Power Over Principle

If the founding fathers had witnessed the last twelve months of American politics, they would be rolling over in their graves. In the af­termath of the most turbulent election cycle in decades, Americans seem to have forgotten the most basic founding principles of the coun­try. When the founding fathers gathered to craft the constitution, they were driven by the pur­suit of achieving the common goals written in the preamble through compromise: establishing justice, insuring domestic tranquility, promoting the general welfare, and others. Without com­promise, our bicameral legislature, for example, would have never been implemented. Both the Democratic and Republican parties are respon­sible for resisting compromise today. However, while the former has expanded on (and arguably radicalized) its historical positions of higher taxes and federal government oversight, the latter has strayed from its founding principles of individual and regional freedom. In abandoning its tradition­al values for the sheer preservation of its power, the Republican Party is falling off the rails.

The transformation of the Republican Party is due in large part to the changing opinions of the electorate. During this election cycle, support for the Republican Party has come from both true conservatives and individuals who are simply fed up with governmental gridlock and feel left behind. Even establishment Republicans are ral­lying behind Donald Trump, a man who strong­ly challenges traditional notions of conservatism, as a last-ditch effort to save their party from a potentially irreparable rift. Even Speaker Paul Ryan, the figurehead of the Republican Party, has resigned to supporting Trump, even after condemning Trump’s most polarizing comments and threats. Ryan’s endorsement symbolizes the extent to which Republicans have begun to re­sist truly conservative values in favor of electoral victory.

The Republican party-before-values mentality is not limited to the federal level. Just weeks af­ter Democrat Roy Cooper was narrowly elected governor of North Carolina, the Republican state legislature voted to drastically reduce the power of the incoming governor. Some effects of this power blockade include requiring all cabinet ap­pointments to be subjected to senate approv­al and reducing the number of governor-con­trolled state employees by over two-thirds. Professor Steven Greene of North Carolina State University claims that while he thinks it “reason­able” for a legislature to vote to limit executive power, he disapproves of the decision to exe­cute such far-reaching policy in the context of a lost election. This action begs the question of whether or not North Carolina Republicans care about preserving free and fair elections or care only about their own party’s victory. If ensuring that propagating your point of view is the only way to preserve “freedom,” it may be time to go back to the drawing board and carefully con­sider the principles of compromise and collec­tive rule that the founding fathers envisioned. This turbulence begs the question of whether it is really more important for North Carolina Republicans to win and to further their party’s agenda than it is for our founding democratic principles to be upheld.

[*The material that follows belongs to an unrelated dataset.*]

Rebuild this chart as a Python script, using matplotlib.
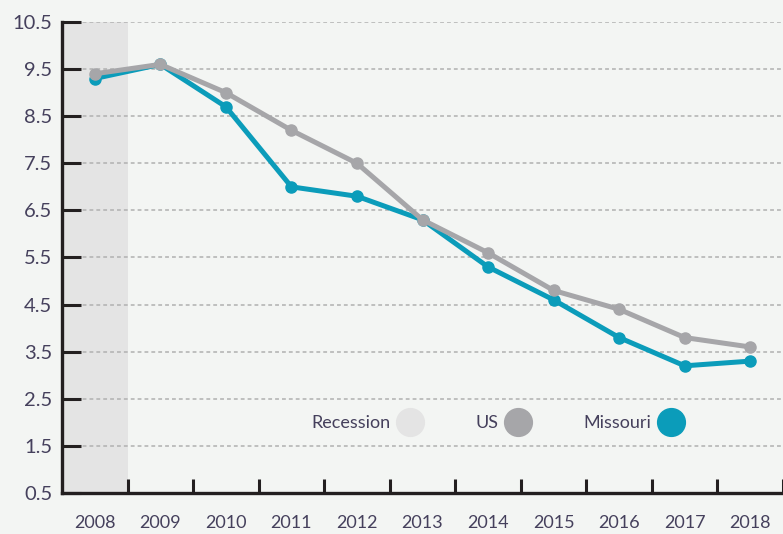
import matplotlib.pyplot as plt
from matplotlib.lines import Line2D

# data
years = ['2008', '2009', '2010', '2011', '2012', '2013', '2014', '2015', '2016', '2017', '2018']
us = [9.4, 9.6, 9.0, 8.2, 7.5, 6.3, 5.6, 4.8, 4.4, 3.8, 3.6]
missouri = [9.3, 9.6, 8.7, 7.0, 6.8, 6.3, 5.3, 4.6, 3.8, 3.2, 3.3]
yticks = [0.5, 1.5, 2.5, 3.5, 4.5, 5.5, 6.5, 7.5, 8.5, 9.5, 10.5]

bg = '#f3f5f3'
teal = '#0b9cba'
grey = '#a6a6a9'
rec = '#e4e4e4'
txt = '#45405c'
dark = '#231f20'

plt.rcParams['font.family'] = ['Lato', 'Open Sans', 'DejaVu Sans']

fig = plt.figure(figsize=(7.83, 5.34), dpi=100, facecolor=bg)
ax = fig.add_axes([0.0792, 0.0768, 0.9208, 0.882])
ax.set_facecolor(bg)

x = list(range(len(years)))
ax.axvspan(-0.5, 0.5, color=rec, zorder=0, lw=0)

ax.plot(x, missouri, color=teal, lw=3.6, marker='o', ms=8, zorder=3, solid_joinstyle='round')
ax.plot(x, us, color=grey, lw=3.6, marker='o', ms=8, zorder=4, solid_joinstyle='round')

ax.set_xlim(-0.5, 10.5)
ax.set_ylim(0.5, 10.5)
ax.set_yticks(yticks)
ax.set_yticklabels(['%.1f' % v for v in yticks])
ax.set_xticks(x)
ax.set_xticklabels(years)
ax.set_xticks([i + 0.5 for i in x], minor=True)

ax.yaxis.grid(True, color='#b0b0b0', lw=1.1, linestyle=(0, (2.5, 2)), zorder=1)
ax.set_axisbelow(True)

for s in ['top', 'right']:
    ax.spines[s].set_visible(False)
for s in ['left', 'bottom']:
    ax.spines[s].set_color(dark)
    ax.spines[s].set_linewidth(2.4)
    ax.spines[s].set_zorder(5)

ax.tick_params(axis='y', direction='in', length=14, width=2.2, color=dark,
               labelsize=14.5, labelcolor=txt, pad=7)
ax.tick_params(axis='x', which='major', length=0, labelsize=13, labelcolor=txt, pad=16)
ax.tick_params(axis='x', which='minor', direction='in', length=10, width=2.2, color=dark)

handles = [Line2D([], [], ls='', marker='o', ms=20, color=rec),
           Line2D([], [], ls='', marker='o', ms=20, color=grey),
           Line2D([], [], ls='', marker='o', ms=20, color=teal)]
leg = ax.legend(handles, ['Recession', 'US', 'Missouri'], ncol=3, markerfirst=False,
                frameon=False, loc='center', bbox_to_anchor=(0.609, 0.148),
                fontsize=13, columnspacing=2.5, handletextpad=0.0, handlelength=2.2)
for t in leg.get_texts():
    t.set_color(txt)

plt.savefig('out.png', dpi=100, facecolor=bg)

Ultimately, the Republican Party must decide whether the preservation of the Republican Party is more important than the future of the Republic. By subscribing to Trump’s bigoted rhetoric, the Republican Party indirectly alienates Black Americans, Latino Americans, women, and oth­ers. Similarly, by attempting to siphon the pow­er of the newly elected Democratic governor, North Carolina Republicans are challenging the will of the people that elected Cooper. Regardless of what Republican leaders may claim, to many Americans, by aligning with Trump and taking roundabout measures to cling to power on both the state and federal levels, the Republican Party has morphed into a party symbolizing bigotry and oppression. For a party that is supposed to emphasize individual freedoms and free market principles, how can this be?

Although one could argue that supporting the nominee of one’s party is, by virtue, a way to engage with the democratic process, this argument seems difficult to defend when it has become customary to prioritize the sheer pres­ervation of one party’s power over its guiding ideologies. The Democratic Party undoubtedly has its fair share of issues, but the Republican Party is more clearly forgetting its roots. Even after sweeping the 2016 election, Republican leaders must return to these roots and the founding principles of the Constitution instead of challenging and abandoning them in order to establish an enduring legacy. The demise of the Republican Party will come not merely with the changing attitudes of the electorate but through the abandonment of the traditional conserva­tive roots on which the party prides itself. It is essential to remember that the United States was founded with the principle aim of resist­ing tyrannical government. As such, a party that fails to acknowledge and accept the interests of the people in the face of its own thirst for pow­er is a form of tyranny in itself. As long as the Republican Party continues along this path, it will continue to menace the credibility of the state and the well-being of the American people.